La capitale n'a pas été épargnée. Du 27 août au 4 septembre, une bataille à l'arme lourde a opposé des groupes rivaux dans la banlieue sud, faisant au moins 63 morts. Les quatre puissantes milices qui dominent Tripoli - placées sous l'autorité du gouvernement d'union nationale mais accusées de le contrôler en sous-main - ont été attaquées par une brigade concurrente, alliée à des combattants venus des villes voisines. «Les élections sont un facteur de tensions car chaque groupe doit se trouver en position de force au moment du scrutin pour faire passer son candidat ou préserver ses intérêts. A Tripoli, l'enjeu est énorme : il faut contrôler les institutions stratégiques pour être du côté des gagnants», explique Rhiannon Smith.

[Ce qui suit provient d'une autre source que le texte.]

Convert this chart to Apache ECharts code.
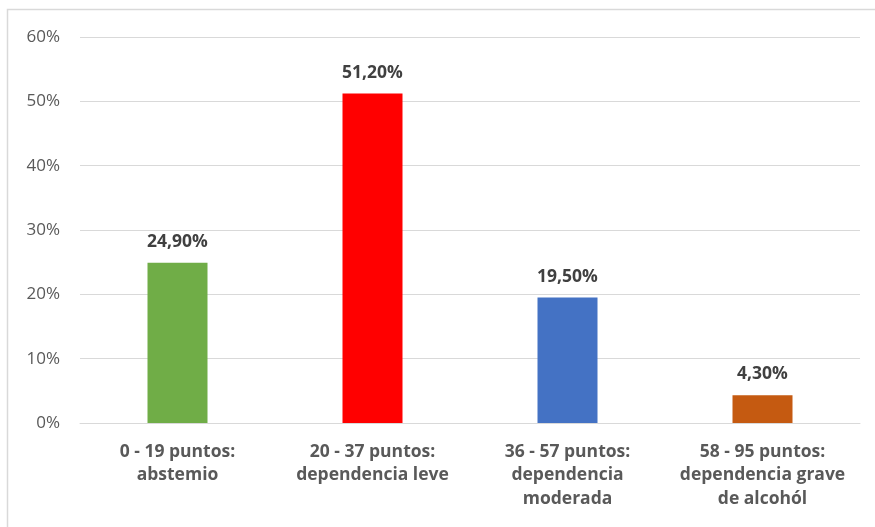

La querelle franco-italienne

Rome est désormais explicite. «Nous sommes en désaccord avec la position française, qui soutient que les élections doivent se tenir le 10 décembre», a déclaré mercredi le ministre des Affaires étrangères, Enzo Moavero Milanesi, devant des parlementaires. Deux semaines plus tôt, alors que les combats faisaient rage à Tripoli, le sulfureux ministre de l'Intérieur, Matteo Salvini, avait déjà sonné la charge contre la France, sans la nommer explicitement : «Evidemment il y a quelqu'un derrière [les affrontements]. Cela n'arrive pas par hasard. […] Je pense à quelqu'un qui est allé faire la guerre alors qu'il ne devait pas la faire. A quelqu'un qui fixe des dates pour les élections sans prévenir les alliés, l'ONU et les Libyens…»

Le Quai d'Orsay s'est défendu publiquement : «Les efforts de la France ne sont dirigés contre personne, et certainement pas contre l'Italie, dont nous soutenons l'initiative d'organiser une nouvelle conférence sur ce dossier important pour les deux pays.» Le sommet, prévu pour la mi-novembre en Sicile, sera un «miroir de la réunion de Paris» du printemps, prévoit Tarek Megerisi, chercheur associé au Conseil européen des relations internationales. «Complémentaire», comme le souhaitent les Français, ou concurrent ? «Ils discuteront probablement d'une autre approche et s'accorderont sur le fait que les élections ne se tiendront pas selon les dispositions prévues à Paris, estime le chercheur. Cette division publique sur la Libye entre la France et l'Italie est nocive. Les acteurs libyens qui veulent ruiner le processus de réconciliation jouent de ces divisions entre Européens et savent les exploiter à leur avantage.»